The Problem of Evil has an expansive history in theology and philosophy. The Scottish philosopher David Hume (1711-1776) provides a suitable explanation of the argument, arguing that any explanation of evil coinciding with God’s existence necessarily means God is not an all-powerful or good Creator:

  • “Is God willing to prevent evil, but not able? then he is impotent. Is he able, but not willing? Then he is malevolent. Is he both able and willing? Then where does evil come from?”

Moreover, the French writer and philosopher Voltaire (1694-1778) satirizes religion in his poetic defense of the Problem of Evil:

Unlucky mortals! O deplorable earth!

All humanity huddled in fear!

The endless subject of useless pain!

Come philosophers who cry, “All is well,”

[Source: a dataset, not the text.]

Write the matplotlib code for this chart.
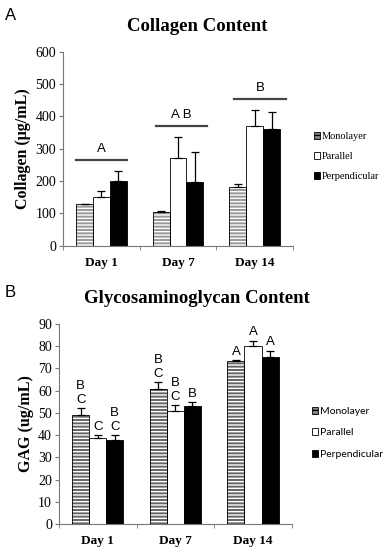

And contemplate the ruins of this world.

…As the dying voices call out, will you dare respond

To this appalling spectacle of smoking ashes with,

“This is the necessary effect of the eternal laws

Freely chosen by God”?

Seeing this mass of victims, will you say,

“God is avenged. Their death is the price of their crimes”?

What crime, what fault had the young committed,

Who lie bleeding at their mother’s breast?

We can see the premise-conclusion form of the argument below.

(1) God is all-powerful and morally perfect.

Example: Most monotheistic depict God as a Creator who is all-powerful, all-knowing, and good. 

(2) Any being that’s all powerful and morally perfect would prevent unnecessary suffering in the world.

Example: An all-powerful being with perfect moral knowledge would easily recognize injustice. Because that being has the ability to stop that injustice, it has a moral duty to do so. 

(3) There is unnecessary suffering in the world.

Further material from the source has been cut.